Выбрать главу

Я был религиозен с тех пор, как себя помню. Это тем более странно, что в общем я был паршивый мальчишка: озорной, ленивый, с зачатками подлости — бабушке грубил, потому что знал — за это ничего не будет. От отца перенял привычку ругаться — это мне казалось признаком мужественности (впрочем, смысла ругательств не понимал лет до 15). Я, однако, видел, что отец никогда не ругается при женщинах; я поэтому также никогда не ругался при девчонках; зато с мальчишками отводил душу. И несмотря на это — судорожная, порывистая религиозность: всему я предпочитал церковь. Я мог стоять длиннейшие богослужения — по два-три-четыре часа. Про церкви, про священников, про праздники я мог говорить дни и ночи. Более того, мои постоянные игры — в церковь.

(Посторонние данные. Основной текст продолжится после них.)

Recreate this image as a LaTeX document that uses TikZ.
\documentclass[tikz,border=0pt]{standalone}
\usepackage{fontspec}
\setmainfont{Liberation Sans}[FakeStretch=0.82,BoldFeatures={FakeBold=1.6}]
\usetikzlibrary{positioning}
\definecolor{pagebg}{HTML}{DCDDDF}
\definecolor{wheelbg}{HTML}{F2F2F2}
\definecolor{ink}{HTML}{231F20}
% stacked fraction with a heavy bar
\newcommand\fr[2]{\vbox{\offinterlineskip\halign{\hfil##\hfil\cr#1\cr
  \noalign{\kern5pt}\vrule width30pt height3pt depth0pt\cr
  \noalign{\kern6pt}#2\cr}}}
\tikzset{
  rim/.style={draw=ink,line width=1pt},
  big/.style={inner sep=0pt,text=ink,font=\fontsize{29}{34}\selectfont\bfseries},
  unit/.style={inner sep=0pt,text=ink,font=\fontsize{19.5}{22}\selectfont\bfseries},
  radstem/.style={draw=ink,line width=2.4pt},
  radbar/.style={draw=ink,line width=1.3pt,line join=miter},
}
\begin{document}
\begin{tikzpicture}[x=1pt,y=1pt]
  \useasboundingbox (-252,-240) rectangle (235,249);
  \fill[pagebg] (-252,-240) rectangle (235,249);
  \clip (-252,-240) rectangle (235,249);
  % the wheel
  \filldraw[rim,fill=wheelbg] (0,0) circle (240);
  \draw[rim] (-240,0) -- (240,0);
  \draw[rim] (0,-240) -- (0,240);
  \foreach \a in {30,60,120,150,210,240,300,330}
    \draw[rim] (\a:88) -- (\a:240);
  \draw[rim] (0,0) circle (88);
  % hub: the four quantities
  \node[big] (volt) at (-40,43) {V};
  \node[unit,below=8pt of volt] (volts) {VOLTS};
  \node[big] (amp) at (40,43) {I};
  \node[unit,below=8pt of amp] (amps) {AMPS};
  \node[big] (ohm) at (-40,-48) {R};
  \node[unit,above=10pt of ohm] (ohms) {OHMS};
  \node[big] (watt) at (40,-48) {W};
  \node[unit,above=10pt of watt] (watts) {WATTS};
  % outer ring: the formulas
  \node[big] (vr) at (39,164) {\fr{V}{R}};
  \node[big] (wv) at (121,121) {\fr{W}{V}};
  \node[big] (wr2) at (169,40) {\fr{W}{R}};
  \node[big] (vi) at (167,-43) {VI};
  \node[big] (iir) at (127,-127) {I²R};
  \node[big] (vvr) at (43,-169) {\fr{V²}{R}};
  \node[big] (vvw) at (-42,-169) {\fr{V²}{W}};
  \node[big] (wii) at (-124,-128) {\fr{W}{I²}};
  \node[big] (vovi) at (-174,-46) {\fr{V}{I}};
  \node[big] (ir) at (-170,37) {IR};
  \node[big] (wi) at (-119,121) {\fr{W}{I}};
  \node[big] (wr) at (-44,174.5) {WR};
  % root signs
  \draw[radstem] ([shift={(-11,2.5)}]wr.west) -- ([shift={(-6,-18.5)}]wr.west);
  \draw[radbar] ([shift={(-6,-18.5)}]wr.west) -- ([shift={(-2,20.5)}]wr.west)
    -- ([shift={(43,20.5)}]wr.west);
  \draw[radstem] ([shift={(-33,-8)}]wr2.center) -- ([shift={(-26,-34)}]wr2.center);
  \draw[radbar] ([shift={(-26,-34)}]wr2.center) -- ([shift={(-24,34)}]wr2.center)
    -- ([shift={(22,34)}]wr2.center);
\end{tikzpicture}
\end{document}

На материнской половине это воспринималось как юродство, дефективность, хотя развит я был не по летам. Помню шутливую реплику мамы (отцу): «Он мой сын, поэтому он умен, но он и твой сын, поэтому он сумасшедший». Отец приходил в ужас от моей религиозности. Ему казалось, что это признак психической неполноценности, быть может, безумия. Гораздо лучше меня понимала бабушка: она с интересом слушала мои бесконечные рассказы о церквах, о священниках. Любила, когда я, имитируя священников, говорил проповеди. Сначала со снисходительным видом, потом лицо ее начинало подозрительно подергиваться. Она говорила: «Хватит, дурак». Еще минута — и по лицу ее начинали струиться слезы. Так бывало в трогательных местах, когда я рассказывал о страданиях Христа. Особенно действовал на нее один текст, который я знал с семи лет наизусть, услышав его в страстной четверг: «Стояла при кресте Иисусове Матерь Его». Тут она сразу начинала плакать.

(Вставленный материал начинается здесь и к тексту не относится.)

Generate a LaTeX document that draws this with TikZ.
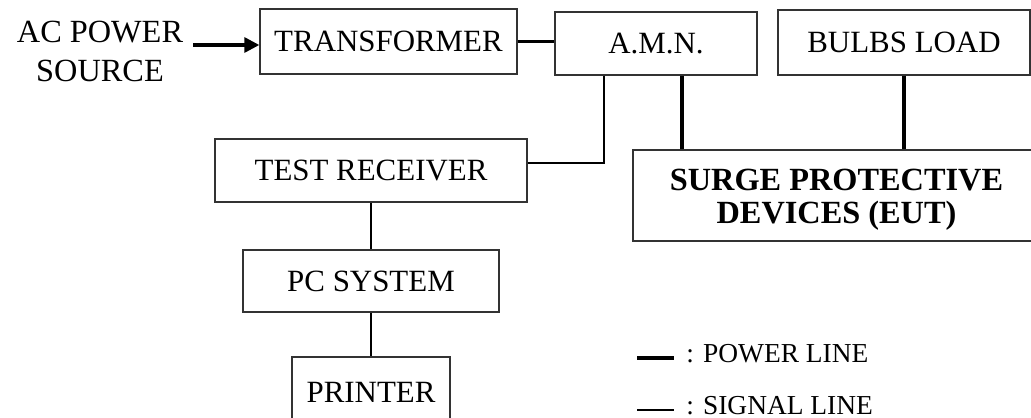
\documentclass[tikz,border=0pt]{standalone}
\usepackage{fontspec}
\setmainfont{Liberation Serif}
\usetikzlibrary{arrows.meta}
\begin{document}
\begin{tikzpicture}[x=0.02cm,y=-0.02cm,
  box/.style={draw=black!80, line width=0.8pt, inner sep=0pt, align=center,
    font=\fontsize{17.6pt}{18.8pt}\selectfont},
  power/.style={line width=2.1pt},
  signal/.style={line width=0.75pt},
  lbl/.style={font=\fontsize{15.6pt}{18pt}\selectfont, inner sep=0pt}]
\clip (0,0) rectangle (1031,418);
\useasboundingbox (0,0) rectangle (1031,418);
% source text
\node[inner sep=0pt, align=center, font=\fontsize{18.4pt}{22.2pt}\selectfont] (src) at (100,51) {AC POWER\\SOURCE};
% boxes
\node[box, minimum width=5.14cm, minimum height=1.30cm] (trf) at (388.5,41.5) {TRANSFORMER};
\node[box, minimum width=4.04cm, minimum height=1.26cm] (amn) at (656,43.5) {A.M.N.};
\node[box, minimum width=5.04cm, minimum height=1.30cm] (bulbs) at (904,42.5) {BULBS LOAD};
\node[box, minimum width=6.24cm, minimum height=1.26cm] (tr) at (371,170.5) {TEST RECEIVER};
\node[box, minimum width=5.12cm, minimum height=1.24cm] (pc) at (371,281) {PC SYSTEM};
\node[box, minimum width=3.16cm, minimum height=1.42cm] (prn) at (371,392.5) {PRINTER};
\node[box, minimum width=8.14cm, minimum height=1.82cm] (surge) at (836.5,195.5) {};
\node[inner sep=0pt, align=center, font=\fontsize{18.4pt}{18.8pt}\selectfont\bfseries] (surgetxt) at (836.5,200) {SURGE PROTECTIVE\\DEVICES (EUT)};
% connectors
\coordinate (a1) at (193,45);
\draw[line width=1.8pt, -{Triangle[length=0.3cm,width=0.3cm]}] (a1) -- (a1 -| trf.west);
\draw[power] (trf.east) -- (trf.east -| amn.west);
\draw[signal] ([xshift=-1.04cm]amn.south) |- ([yshift=0.15cm]tr.east);
\draw[power] ([xshift=0.52cm]amn.south) -- ([xshift=0.52cm]amn.south |- surge.north);
\draw[power] (bulbs.south) -- (bulbs.south |- surge.north);
\draw[signal] (tr.south) -- (pc.north);
\draw[signal] (pc.south) -- (prn.north);
% legend
\coordinate (p1) at (637,358);
\coordinate (p2) at (674,358);
\draw[power] (p1) -- (p2);
\node[lbl, anchor=base west] (plbl) at (686,363) {: POWER LINE};
\coordinate (s1) at (637,410);
\coordinate (s2) at (674,410);
\draw[signal] (s1) -- (s2);
\node[lbl, anchor=base west] (slbl) at (686,415) {: SIGNAL LINE};
\end{tikzpicture}
\end{document}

Бабушка была демократов и оставалась верна учению Льва Толстого. Воспитанность, такт она отвергала принципиально: «Это делает людей фальшивыми и двуличными. Это неискренность и неестественность». (Реплика мамаши отцу по этому поводу: «Она изуродовала тебя, изуродует и его»). В отношении режима дня бабушка также держалась толстовских правил: «К чему тут все эти обеды, завтраки, ужины. Есть надо тогда, когда хочется. Самая лучшая пища — черный хлеб с луком, с чесноком. Это едят простые люди и потому здоровы». (Реплика мамаши: «Ну, конечно, она думает, что если она может есть черный хлеб с луком, то она Толстой»). Буквально всякому, кто бы ни пришел — дворнику, дровосеку, любому она говорила: «Садитесь». Если отказывался, следовала реплика: «Пока Вы не сядете, я с Вами говорить не буду. Сама я стоять не могу. Извините, у меня больные ноги». (Реплика мамаши: «Ну, конечно, она уже сказала ему „Садиитеесь“», — передразнивая еврейский акцент).

Бабушка в какой-то мере принимала советский режим: он казался ей осуществлением идей Л. Н. Толстого — о всеобщем равенстве, об отмене всяких привилегий, хотя и не одобряла, конечно, никогда никаких зверств. Мне очень запомнилось 1 мая 1921 года. Бабушка повела меня на демонстрацию. Помню Зимний Дворец, весь облупленный, — оборванные, полуголодные люди стояли вокруг; какая-то девчонка вдруг сказала: «Говорят, из окна Николай II сейчас смотрел». Бабушка ответила: «Глупости!» Потом маршировали солдаты, одетые кто во что. Бабушку поразило, что у каждого полка перчатки одного цвета: серые, черные, коричневые. «Это уже начинается форма». Увидев красивый красный бантик, я попросил бабушку купить. Поколебалась, но купила. Пришли домой. Отец встретил нас с насупленным видом: «Зачем ты отравляешь ребенку душу этой дрянью?» Бабушка робко сказала: «Покажи папе твой бантик». Я вынул бантик из кармана и показал. Боже! Что сделалось с отцом. Вырвав у меня из рук бантик, отец яростно топтал его ногами, так что от него осталась одна труха. А затем, хлопнув дверью, вышел из комнаты.

И второй эпизод. В зимний вечер мы сидим с бабушкой у жарко натопленной печки. Бабушка мне что-то рассказывает. В это время вбегает отец, радостно возбужденный, хватает меня за руки, начинает плясать со мной по комнате. «Толя, танцуй! Главный подлец, бандит сдох — Ленин!» Бабушка: «Ты с ума сошел. Прислуга услышит. И Толя завтра во дворе всем разболтает, как ты с ним танцевал». Отец несколько осекся и сказал мне: «Смотри ни с кем об этом не говори!» И вышел из комнаты.